--- start Dataset entries ---
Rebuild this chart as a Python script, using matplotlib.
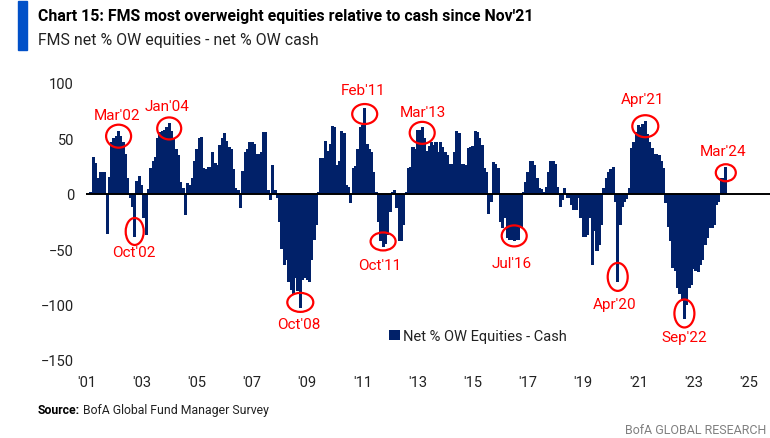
import matplotlib

matplotlib.use("Agg")
import matplotlib.pyplot as plt
import pandas as pd
from matplotlib.patches import Ellipse, Rectangle

plt.rcParams["font.family"] = ["Roboto", "DejaVu Sans"]

# monthly FMS net % OW equities minus net % OW cash, Mar 2001 .. Mar 2024
first_month = "2001-03-01"
last_month = "2024-03-01"
net_ow_eq_minus_cash = [
    2, 33, 28, 14, 20, 20, 20, -36, 15, 47,                      # 2001 (Mar-Dec)
    50, 52, 57, 52, 47, 36, 14, -4, -12, -39, 12, 16,            # 2002
    8, -22, -37, 4, 23, 30, 33, 50, 56, 57, 58, 60,              # 2003
    64, 57, 50, 40, 35, 11, 5, -19, 10, 8, 14, 30,               # 2004
    40, 50, 51, 23, 22, 24, 24, 38, 28, 26, 44, 50,              # 2005
    55, 48, 42, 40, 22, 5, 3, -13, 21, 38, 40, 47,               # 2006
    47, 45, 36, 36, 38, 56, 56, 3, -6, 26, 3, -4,                # 2007
    -25, -50, -64, -60, -80, -87, -91, -76, -88, -103, -78, -76, # 2008
    -78, -80, -60, -42, -28, 2, 32, 32, 48, 39, 45, 61,          # 2009
    60, 26, 30, 57, 55, 8, 6, -8, 23, 25, 40, 60,                # 2010
    62, 77, 45, 40, 38, 20, 2, -25, -43, -48, -45, -37,          # 2011
    -16, 2, 3, -13, -43, -43, -28, 2, 23, 24, 42, 40,            # 2012
    58, 58, 60, 50, 39, 43, 47, 44, 47, 38, 47, 42,              # 2013
    38, 35, 27, 27, 38, 57, 55, 27, 27, 26, 41, 42,              # 2014
    43, 57, 56, 50, 44, 23, 20, -18, -7, 29, 27, 23,             # 2015
    -25, -31, -22, -40, -42, -42, -43, -42, -42, -31, 2, 11,     # 2016
    20, 30, 30, 26, 14, 5, 4, 2, 6, 20, 30, 30,                  # 2017
    27, 6, -12, -6, 5, -4, -4, -10, -15, -15, -4, -22,           # 2018
    -39, -39, -37, -22, -64, -34, -52, -46, -28, 5, 14, 20,      # 2019
    22, 24, -7, -80, -28, -12, -7, -5, 5, 41, 47, 56,            # 2020
    62, 60, 63, 66, 54, 47, 41, 36, 36, 35, 30, 23,              # 2021
    -8, -30, -43, -67, -70, -85, -90, -97, -113, -100, -85, -82, # 2022
    -68, -70, -71, -64, -60, -46, -40, -31, -31, -28, -10, -7,   # 2023
    14, 14, 24,                                                  # 2024 (Jan-Mar)
]

callout_labels = ["Mar'02", "Oct'02", "Jan'04", "Oct'08", "Feb'11", "Oct'11",
                  "Mar'13", "Jul'16", "Apr'20", "Apr'21", "Sep'22", "Mar'24"]
callout_months = ["2002-03", "2002-10", "2004-01", "2008-10", "2011-02", "2011-10",
                  "2013-03", "2016-07", "2020-04", "2021-04", "2022-09", "2024-03"]
# ellipse size (px) and label offset (px) per callout
callout_size = [(25, 23), (18, 27), (24, 22), (26, 19), (25, 20), (25, 18),
                (25, 22), (25, 21), (20, 28), (26, 22), (20, 28), (20, 17)]
callout_offset = [(-2, 21), (-1, -21), (-2, 22), (-1, -22), (-2, 24), (-3, -24),
                  (1, 21), (-3, -27), (-3, -27), (-3, 27), (0, -24), (-3, 22)]

year_ticks = list(range(2001, 2026, 2))
year_tick_labels = ["'" + str(y)[2:] for y in year_ticks]

NAVY = "#012169"
RED = "#ff0000"
TXT = "#222222"

months = pd.date_range(first_month, last_month, freq="MS")
xs = months.year + (months.month - 1) / 12.0
series = pd.Series(net_ow_eq_minus_cash, index=months)

W, H = 770, 439
fig = plt.figure(figsize=(W / 100, H / 100), dpi=100)
x_lo, x_hi = 2001.0, 2025.75
ax_left, ax_right, ax_top, ax_bot = 86.4, 769.5, 84.0, 361.0
ax = fig.add_axes([ax_left / W, 1 - ax_bot / H, (ax_right - ax_left) / W, (ax_bot - ax_top) / H])

# bars slightly wider than a month so neighbours overlap and no seams show
bars = ax.bar(xs, series.values, width=1.35 / 12, color=NAVY, linewidth=0,
              label="Net % OW Equities - Cash")
ax.axhline(0, color="black", linewidth=1.4, zorder=3)

ax.set_xlim(x_lo, x_hi)
ax.set_ylim(-150, 100)
ax.set_yticks([100, 50, 0, -50, -100, -150])
ax.set_xticks(year_ticks)
ax.set_xticklabels(year_tick_labels)
ax.tick_params(axis="both", length=0, labelsize=10.5, labelcolor=TXT)
ax.tick_params(axis="y", pad=9)
ax.tick_params(axis="x", pad=11)
for s in ax.spines.values():
    s.set_visible(False)

# px -> data unit conversion for the ellipses
px_x = (ax_right - ax_left) / (x_hi - x_lo)
px_y = (ax_bot - ax_top) / 250.0
for label, mon, (w, h), (dx, dy) in zip(callout_labels, callout_months, callout_size, callout_offset):
    ts = pd.Timestamp(mon + "-01")
    val = series[ts]
    cx = ts.year + (ts.month - 1) / 12.0
    cy = val - (5 if val > 0 else -5)
    ax.add_patch(Ellipse((cx, cy), w / px_x, h / px_y, fill=False, edgecolor=RED,
                         linewidth=1.6, zorder=5, clip_on=False))
    ax.annotate(label, (cx, cy), xytext=(dx, dy), textcoords="offset pixels",
                ha="center", va="center", color=RED, fontsize=11, zorder=6)

leg = ax.legend(handles=[bars], loc="center left", frameon=False,
                bbox_to_anchor=(383 / W, 1 - 337 / H), bbox_transform=fig.transFigure,
                handlelength=0.75, handleheight=0.75, handletextpad=0.25,
                fontsize=10.5, borderaxespad=0)
for t in leg.get_texts():
    t.set_color(TXT)

# header
fig.patches.append(Rectangle((18 / W, 1 - 51 / H), 9 / W, 49 / H, transform=fig.transFigure,
                             color="#0050c8", zorder=2))
fig.text(38 / W, 1 - 16 / H, "Chart 15: FMS most overweight equities relative to cash since Nov'21",
         fontsize=11.4, fontweight="bold", color="black", va="center", ha="left")
fig.text(38 / W, 1 - 40 / H, "FMS net % OW equities - net % OW cash",
         fontsize=11.4, color=TXT, va="center", ha="left")

# footer
src = fig.text(38 / W, 1 - 411 / H, "Source:", fontsize=8.8, fontweight="bold",
               color="black", va="center", ha="left")
ax.annotate(" BofA Global Fund Manager Survey", xy=(1, 0.5), xycoords=src, va="center", ha="left",
            fontsize=8.8, color=TXT, annotation_clip=False)
fig.text(766 / W, 1 - 431 / H, "BofA GLOBAL RESEARCH", fontsize=9, color="#808080",
         va="center", ha="right")

fig.savefig("out.png", dpi=100)
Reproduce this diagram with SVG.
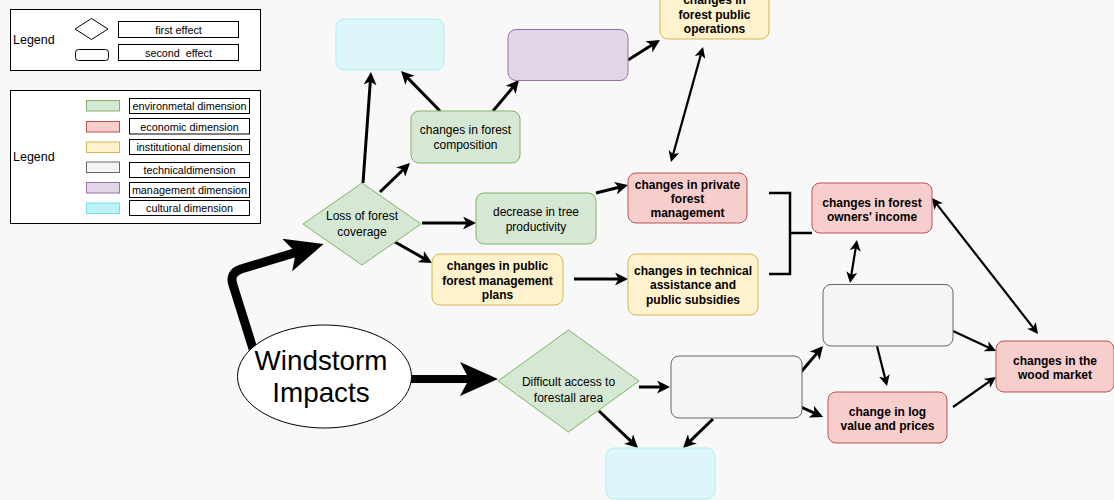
<svg xmlns="http://www.w3.org/2000/svg" width="1114" height="500" viewBox="0 0 1114 500">
<style>
text{font-family:"Liberation Sans",Arial,Helvetica,sans-serif;fill:#000;text-anchor:middle}
.n{font-size:12px}
.b{font-size:12px;font-weight:bold}
.lg{font-size:10.8px;white-space:pre}
.lgt{font-size:12.5px;text-anchor:start}
.env{fill:#d5e8d4;stroke:#82b366}
.eco{fill:#f8cecc;stroke:#b85450}
.ins{fill:#fff2cc;stroke:#d6b656}
.tec{fill:#f5f5f5;stroke:#666666}
.man{fill:#e1d5e7;stroke:#9673a6}
.cul{fill:#ddf6fa;stroke:#b3eef5}
.culL{fill:#bdf2f9;stroke:#6ee0ec}
.leg{fill:#fff;stroke:#000;stroke-width:1}
.c3{fill:none;stroke:#000;stroke-width:3;marker-end:url(#a)}
.c2{fill:none;stroke:#000;stroke-width:2.2;marker-end:url(#b)}
.d2{fill:none;stroke:#000;stroke-width:2.2;marker-end:url(#b);marker-start:url(#b)}
.thick{fill:none;stroke:#000;stroke-linejoin:round;marker-end:url(#t)}
</style>
<defs>
<marker id="a" viewBox="0 0 13 13" markerWidth="13" markerHeight="13" markerUnits="userSpaceOnUse" refX="9" refY="6.5" orient="auto-start-reverse"><path d="M0,0 L13,6.5 L0,13 L3.5,6.5 Z" fill="#000"/></marker>
<marker id="b" viewBox="0 0 11 11" markerWidth="11" markerHeight="11" markerUnits="userSpaceOnUse" refX="8" refY="5.5" orient="auto-start-reverse"><path d="M0,0 L11,5.5 L0,11 L3,5.5 Z" fill="#000"/></marker>
<marker id="t" viewBox="0 0 38 34" markerWidth="38" markerHeight="34" markerUnits="userSpaceOnUse" refX="28" refY="17" orient="auto"><path d="M0,0 L38,17 L0,34 L9,17 Z" fill="#000"/></marker>
</defs>
<rect x="0" y="0" width="1114" height="500" fill="#f8f8f8"/>

<g id="legend1">
<rect class="leg" x="10.5" y="9.5" width="250" height="61"/>
<text class="lgt" x="13" y="44">Legend</text>
<polygon points="75,29 91.5,18.5 108,29 91.5,39.5" fill="#fff" stroke="#000" stroke-width="1"/>
<rect x="75.5" y="49.5" width="33" height="11" rx="3" fill="#fff" stroke="#000" stroke-width="1"/>
<rect class="leg" x="118.5" y="21.5" width="120" height="16"/>
<text class="lg" x="178.5" y="33.5">first effect</text>
<rect class="leg" x="118.5" y="44.5" width="120" height="16"/>
<text class="lg" x="178.5" y="56.5">second  effect</text>
</g>

<g id="legend2">
<rect class="leg" x="10.5" y="90.5" width="250" height="133"/>
<text class="lgt" x="13" y="161">Legend</text>
<rect class="env" x="86.5" y="100.5" width="33" height="10.5"/>
<rect class="eco" x="86.5" y="121.5" width="33" height="10.5"/>
<rect class="ins" x="86.5" y="142" width="33" height="10.5"/>
<rect class="tec" x="86.5" y="162" width="33" height="10.5"/>
<rect class="man" x="86.5" y="182.5" width="33" height="10.5"/>
<rect class="culL" x="86.5" y="203" width="33" height="10.5"/>
<rect class="leg" x="129.5" y="98.5" width="120" height="15"/>
<text class="lg" x="189.5" y="110">environmetal dimension</text>
<rect class="leg" x="129.5" y="118.5" width="120" height="15.5"/>
<text class="lg" x="189.5" y="130.5">economic dimension</text>
<rect class="leg" x="129.5" y="139.5" width="120" height="15"/>
<text class="lg" x="189.5" y="151">institutional dimension</text>
<rect class="leg" x="129.5" y="162.5" width="120" height="15"/>
<text class="lg" x="189.5" y="174">technicaldimension</text>
<rect class="leg" x="129.5" y="182.5" width="120" height="15"/>
<text class="lg" x="189.5" y="194">management dimension</text>
<rect class="leg" x="129.5" y="200.5" width="120" height="15"/>
<text class="lg" x="189.5" y="212">cultural dimension</text>
</g>

<g id="connectors">
<path class="thick" stroke-width="9" d="M254,352 L233,285 Q229,273 241,269 L314,247"/>
<line class="thick" stroke-width="8" x1="405" y1="379" x2="488" y2="379"/>
<line class="c3" x1="363" y1="183" x2="370.7" y2="76"/>
<line class="c3" x1="440" y1="111" x2="403.8" y2="73.9"/>
<line class="c3" x1="493" y1="111" x2="516.4" y2="83.1"/>
<line class="c3" x1="628" y1="60" x2="656.6" y2="42.1"/>
<line class="d2" x1="702.2" y1="49.9" x2="671.8" y2="159.1"/>
<line class="c3" x1="380" y1="192" x2="407.1" y2="165.8"/>
<line class="c3" x1="422" y1="223" x2="472" y2="223"/>
<line class="c3" x1="395" y1="242" x2="428.5" y2="261"/>
<line class="c3" x1="596" y1="193" x2="624.1" y2="186"/>
<line class="c3" x1="574" y1="279" x2="624" y2="279"/>
<polyline points="769,193 790,193 790,274 769,274" fill="none" stroke="#000" stroke-width="2.5"/>
<line x1="790" y1="233" x2="812" y2="233" stroke="#000" stroke-width="2.5"/>
<line class="d2" x1="856.5" y1="243" x2="850.5" y2="280"/>
<line class="d2" x1="933.8" y1="200.4" x2="1036.2" y2="331.6"/>
<line class="c2" x1="953" y1="331" x2="993.3" y2="349.7"/>
<line class="c2" x1="877" y1="346" x2="886.3" y2="383.1"/>
<line class="c2" x1="953" y1="407" x2="993.5" y2="378.7"/>
<line class="c3" x1="801" y1="372" x2="820.4" y2="349.1"/>
<line class="c3" x1="801" y1="407" x2="819.4" y2="415.3"/>
<line class="c3" x1="639" y1="387" x2="666" y2="387"/>
<line class="c3" x1="599" y1="411" x2="635.1" y2="445.2"/>
<line class="c3" x1="713" y1="419" x2="685.9" y2="445.2"/>
</g>

<g id="cultural-top"><rect class="cul" x="336" y="19" width="108" height="51" rx="8"/></g>
<g id="management"><rect class="man" x="508" y="29.5" width="120" height="51" rx="8"/></g>
<g id="forest-public-operations">
<rect class="ins" x="660" y="-12" width="109" height="51" rx="8"/>
<text class="b" x="714.5" y="4">changes in</text>
<text class="b" x="714.5" y="18.5">forest public</text>
<text class="b" x="714.5" y="33">operations</text>
</g>
<g id="forest-composition">
<rect class="env" x="411" y="111" width="109" height="52" rx="8"/>
<text class="n" x="465.5" y="134">changes in forest</text>
<text class="n" x="465.5" y="148.5">composition</text>
</g>
<g id="loss-forest-coverage">
<polygon class="env" points="303,224 362,183 421,224 362,265"/>
<text class="n" x="362" y="220">Loss of forest</text>
<text class="n" x="362" y="235.5">coverage</text>
</g>
<g id="tree-productivity">
<rect class="env" x="476" y="193" width="120" height="51" rx="8"/>
<text class="n" x="536" y="216">decrease in tree</text>
<text class="n" x="536" y="230.5">productivity</text>
</g>
<g id="private-management">
<rect class="eco" x="628" y="173" width="119" height="50" rx="8"/>
<text class="b" x="687.5" y="188.5">changes in private</text>
<text class="b" x="687.5" y="202.5">forest</text>
<text class="b" x="687.5" y="217">management</text>
</g>
<g id="public-plans">
<rect class="ins" x="432" y="254" width="131" height="51" rx="8"/>
<text class="b" x="497.5" y="270">changes in public</text>
<text class="b" x="497.5" y="284.5">forest management</text>
<text class="b" x="497.5" y="298.5">plans</text>
</g>
<g id="technical-assistance">
<rect class="ins" x="628" y="254" width="130" height="61" rx="8"/>
<text class="b" x="693" y="274.5">changes in technical</text>
<text class="b" x="693" y="289">assistance and</text>
<text class="b" x="693" y="303.5">public subsidies</text>
</g>
<g id="owners-income">
<rect class="eco" x="812" y="183" width="120" height="50" rx="8"/>
<text class="b" x="872" y="206.5">changes in forest</text>
<text class="b" x="872" y="220.5">owners' income</text>
</g>
<g id="technical-mid"><rect class="tec" x="823" y="284.5" width="130" height="61.5" rx="8"/></g>
<g id="wood-market">
<rect class="eco" x="996" y="341" width="118" height="51" rx="8"/>
<text class="b" x="1055" y="364.5">changes in the</text>
<text class="b" x="1055" y="378.5">wood market</text>
</g>
<g id="log-value">
<rect class="eco" x="828" y="392" width="119" height="51" rx="8"/>
<text class="b" x="887.5" y="415.5">change in log</text>
<text class="b" x="887.5" y="429.5">value and prices</text>
</g>
<g id="technical-low"><rect class="tec" x="671" y="356" width="131" height="62" rx="8"/></g>
<g id="difficult-access">
<polygon class="env" points="498,381 568.5,330 639,381 568.5,432"/>
<text class="n" x="568.5" y="386">Difficult access to</text>
<text class="n" x="568.5" y="401.5">forestall area</text>
</g>
<g id="cultural-bottom"><rect class="cul" x="606" y="448" width="109" height="51" rx="8"/></g>
<g id="windstorm">
<ellipse cx="324.5" cy="376.5" rx="87" ry="51.5" fill="#fff" stroke="#000" stroke-width="1"/>
<text x="321" y="370" style="font-size:27.8px">Windstorm</text>
<text x="321" y="401.5" style="font-size:27.8px">Impacts</text>
</g>
</svg>
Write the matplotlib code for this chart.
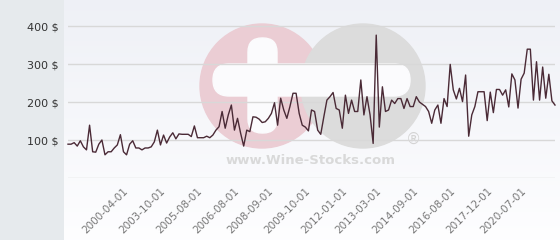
--- end Dataset entries ---
▸ Given instruction: Every line that holds the word "this" should be extracted.

▸ Solution:
Rebuild this chart as a Python script, using matplotlib.
Reproduce this diagram with SVG.
Write the matplotlib code for this chart.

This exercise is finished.